Records excerpted from a collection
________________

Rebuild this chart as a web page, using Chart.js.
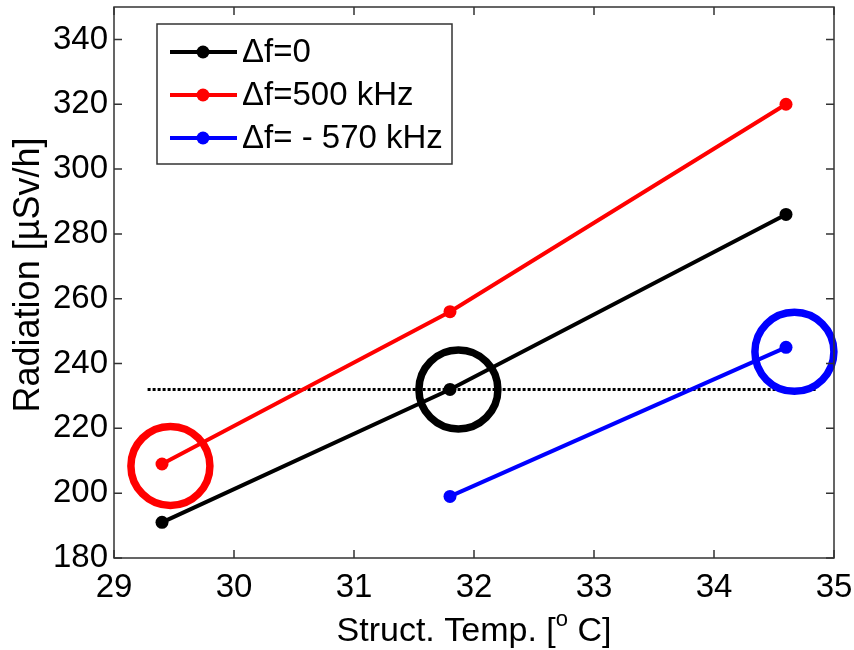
<!DOCTYPE html>
<html lang="en">
<head>
    <meta charset="utf-8">
    <title>Radiation vs structure temperature</title>
    <script src="https://cdn.jsdelivr.net/npm/chart.js"></script>
    <style>
        html, body { margin: 0; padding: 0; background: #fff; }
    </style>
</head>
<body>
<canvas id="myChart" width="854" height="650"></canvas>
<script>
    // measured values
    const seriesLabels = ['\u0394f=0', '\u0394f=500 kHz', '\u0394f= - 570 kHz'];
    const tempZero = [29.4, 31.8, 34.6];
    const radZero = [191, 232, 286];
    const temp500 = [29.4, 31.8, 34.6];
    const rad500 = [209, 256, 320];
    const tempMinus570 = [31.8, 34.6];
    const radMinus570 = [199, 245];
    const refLineTemp = [29.28, 34.85];
    const refLineRad = [232, 232];
    const circleTemp = [29.47, 31.87, 34.67];
    const circleRad = [208.4, 232, 243.6];
    const xTicks = [29, 30, 31, 32, 33, 34, 35];
    const yTicks = [180, 200, 220, 240, 260, 280, 300, 320, 340];

    const colors = ['#000000', '#ff0000', '#0000ff'];
    const circleColors = ['#ff0000', '#000000', '#0000ff'];
    const FONT = '"Liberation Sans", Arial, sans-serif';

    function pts(xs, ys) {
        return xs.map((v, i) => ({x: v, y: ys[i]}));
    }

    const seriesData = [pts(tempZero, radZero), pts(temp500, rad500), pts(tempMinus570, radMinus570)];

    const datasets = seriesData.map((d, i) => ({
        label: seriesLabels[i],
        data: d,
        showLine: true,
        borderColor: colors[i],
        backgroundColor: colors[i],
        borderWidth: 4,
        pointRadius: 6.5,
        pointBorderWidth: 0,
        order: 3
    }));

    datasets.push({
        label: 'ref',
        data: pts(refLineTemp, refLineRad),
        showLine: true,
        borderColor: '#000',
        borderWidth: 3,
        borderDash: [3, 2],
        pointRadius: 0,
        order: 4
    });

    datasets.push({
        label: 'marks',
        data: pts(circleTemp, circleRad),
        showLine: false,
        pointStyle: 'circle',
        pointRadius: 39.5,
        pointBorderWidth: 7.5,
        pointBorderColor: circleColors,
        pointBackgroundColor: 'rgba(0,0,0,0)',
        clip: false,
        order: 1
    });

    const frame = {
        id: 'frame',
        afterDraw(chart) {
            const {ctx, chartArea: a, scales: {x, y}} = chart;
            ctx.save();
            ctx.strokeStyle = '#333';
            ctx.lineWidth = 1.5;
            ctx.strokeRect(a.left, a.top, a.right - a.left, a.bottom - a.top);
            ctx.beginPath();
            x.ticks.forEach(t => {
                const px = x.getPixelForValue(t.value);
                ctx.moveTo(px, a.bottom); ctx.lineTo(px, a.bottom - 8);
                ctx.moveTo(px, a.top); ctx.lineTo(px, a.top + 8);
            });
            y.ticks.forEach(t => {
                const py = y.getPixelForValue(t.value);
                ctx.moveTo(a.left, py); ctx.lineTo(a.left + 8, py);
                ctx.moveTo(a.right, py); ctx.lineTo(a.right - 8, py);
            });
            ctx.stroke();

            // legend
            const lx = a.left + 43, ly = a.top + 17;
            ctx.fillStyle = '#fff';
            ctx.fillRect(lx, ly, 295, 140);
            ctx.strokeStyle = '#333';
            ctx.lineWidth = 1.5;
            ctx.strokeRect(lx, ly, 295, 140);
            ctx.font = '33px ' + FONT;
            ctx.textBaseline = 'middle';
            seriesLabels.forEach((lab, i) => {
                const ry = ly + 28 + i * 43;
                ctx.strokeStyle = colors[i];
                ctx.fillStyle = colors[i];
                ctx.lineWidth = 4;
                ctx.beginPath();
                ctx.moveTo(lx + 13, ry); ctx.lineTo(lx + 80, ry);
                ctx.stroke();
                ctx.beginPath();
                ctx.arc(lx + 46, ry, 6.5, 0, Math.PI * 2);
                ctx.fill();
                ctx.fillStyle = '#000';
                ctx.fillText(lab, lx + 85, ry + 1);
            });

            // axis titles
            ctx.fillStyle = '#000';
            ctx.textBaseline = 'alphabetic';
            ctx.font = '36px ' + FONT;
            ctx.save();
            ctx.translate(39, 275);
            ctx.rotate(-Math.PI / 2);
            ctx.textAlign = 'center';
            ctx.fillText('Radiation [\u00b5Sv/h]', 0, 0);
            ctx.restore();

            const partA = 'Struct. Temp. [', partB = 'o', partC = ' C]';
            const fMain = '34px ' + FONT;
            const fSup = '22px ' + FONT;
            ctx.font = fMain;
            const wA = ctx.measureText(partA).width, wC = ctx.measureText(partC).width;
            ctx.font = fSup;
            const wB = ctx.measureText(partB).width;
            let tx = (a.left + a.right) / 2 - (wA + wB + wC) / 2;
            const ty = 641;
            ctx.textAlign = 'left';
            ctx.font = fMain; ctx.fillText(partA, tx, ty); tx += wA;
            ctx.font = fSup; ctx.fillText(partB, tx, ty - 15); tx += wB;
            ctx.font = fMain; ctx.fillText(partC, tx, ty);
            ctx.restore();
        }
    };

    function noPad(s) {
        s.paddingTop = 0; s.paddingBottom = 0; s.paddingLeft = 0; s.paddingRight = 0;
    }

    new Chart(document.getElementById('myChart'), {
        type: 'scatter',
        data: {datasets: datasets},
        options: {
            responsive: false,
            animation: false,
            layout: {autoPadding: false, padding: {top: 7, right: 20, left: 0, bottom: 0}},
            plugins: {legend: {display: false}, tooltip: {enabled: false}},
            scales: {
                x: {
                    min: 29, max: 35,
                    afterFit: s => { s.height = 92; noPad(s); },
                    afterBuildTicks: s => { s.ticks = xTicks.map(v => ({value: v})); },
                    grid: {display: false, drawTicks: false},
                    border: {display: false},
                    ticks: {color: '#000', padding: 10, font: {family: FONT, size: 33}}
                },
                y: {
                    min: 180, max: 350,
                    afterFit: s => { s.width = 114; noPad(s); },
                    afterBuildTicks: s => { s.ticks = yTicks.map(v => ({value: v})); },
                    grid: {display: false, drawTicks: false},
                    border: {display: false},
                    ticks: {color: '#000', padding: 6, font: {family: FONT, size: 33}}
                }
            }
        },
        plugins: [frame]
    });
</script>
</body>
</html>
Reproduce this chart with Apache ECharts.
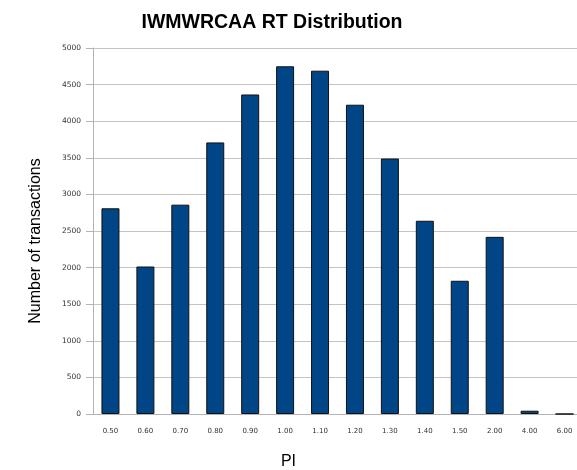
<!DOCTYPE html>
<html>
<head>
<meta charset="utf-8">
<script src="https://cdn.jsdelivr.net/npm/echarts@6/dist/echarts.min.js"></script>
<style>
  html, body { margin: 0; padding: 0; background: #fff; }
  #chart { width: 577px; height: 470px; }
</style>
</head>
<body>
<div id="chart"></div>
<script>
// PI categories and transaction counts
var piLabels = ["0.50", "0.60", "0.70", "0.80", "0.90", "1.00", "1.10", "1.20", "1.30", "1.40", "1.50", "2.00", "4.00", "6.00"];
var txCounts = [2810, 2015, 2860, 3710, 4365, 4750, 4690, 4225, 3490, 2640, 1820, 2420, 45, 0];
var yTicks = [0, 500, 1000, 1500, 2000, 2500, 3000, 3500, 4000, 4500, 5000];

var chart = echarts.init(document.getElementById('chart'));
chart.setOption({
  animation: false,
  title: {
    text: 'IWMWRCAA RT Distribution',
    left: 267,
    top: 8,
    textAlign: 'center',
    textStyle: { fontFamily: 'Liberation Sans', fontSize: 19.5, fontWeight: 'bold', color: '#000' }
  },
  grid: { left: 93, right: -5, top: 48, bottom: 56, outerBoundsMode: 'none' },
  xAxis: {
    type: 'category',
    data: piLabels,
    name: 'PI',
    nameLocation: 'middle',
    nameGap: 40,
    nameTextStyle: { fontFamily: 'Liberation Sans', fontSize: 16, color: '#000', padding: [0, 98, 0, 0] },
    axisLine: { lineStyle: { color: '#b3b3b3' } },
    axisTick: { length: 5, lineStyle: { color: '#b3b3b3' } },
    axisLabel: { margin: 14, fontFamily: 'DejaVu Sans', fontSize: 7, color: '#333', interval: 0 }
  },
  yAxis: {
    type: 'value',
    min: yTicks[0],
    max: yTicks[yTicks.length - 1],
    interval: 500,
    name: 'Number of transactions',
    nameLocation: 'middle',
    nameGap: 49,
    nameTextStyle: { fontFamily: 'Liberation Sans', fontSize: 16, color: '#000', padding: [0, 20, 0, 0] },
    axisLine: { show: true, lineStyle: { color: '#b3b3b3' } },
    axisTick: { show: true, length: 7, lineStyle: { color: '#b3b3b3' } },
    axisLabel: {
      margin: 12, fontFamily: 'DejaVu Sans', fontSize: 7.5, color: '#333',
      formatter: function (v) { return String(v); }
    },
    splitLine: { lineStyle: { color: '#c4c4c4', width: 1 } }
  },
  series: [{
    type: 'bar',
    data: txCounts,
    barWidth: 18,
    itemStyle: { color: '#004586', borderColor: '#111', borderWidth: 1 }
  }]
});
</script>
</body>
</html>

________________

**Aim of the task**
Copy the lines above exactly, starting at the one with "Reproduce this chart with Apache ECharts." and ending at the one with "4000, 4500, 5000];", both included. Leave out any pictures and add nothing else.

**Problem solution**
Reproduce this chart with Apache ECharts.
<!DOCTYPE html>
<html>
<head>
<meta charset="utf-8">
<script src="https://cdn.jsdelivr.net/npm/echarts@6/dist/echarts.min.js"></script>
<style>
  html, body { margin: 0; padding: 0; background: #fff; }
  #chart { width: 577px; height: 470px; }
</style>
</head>
<body>
<div id="chart"></div>
<script>
// PI categories and transaction counts
var piLabels = ["0.50", "0.60", "0.70", "0.80", "0.90", "1.00", "1.10", "1.20", "1.30", "1.40", "1.50", "2.00", "4.00", "6.00"];
var txCounts = [2810, 2015, 2860, 3710, 4365, 4750, 4690, 4225, 3490, 2640, 1820, 2420, 45, 0];
var yTicks = [0, 500, 1000, 1500, 2000, 2500, 3000, 3500, 4000, 4500, 5000];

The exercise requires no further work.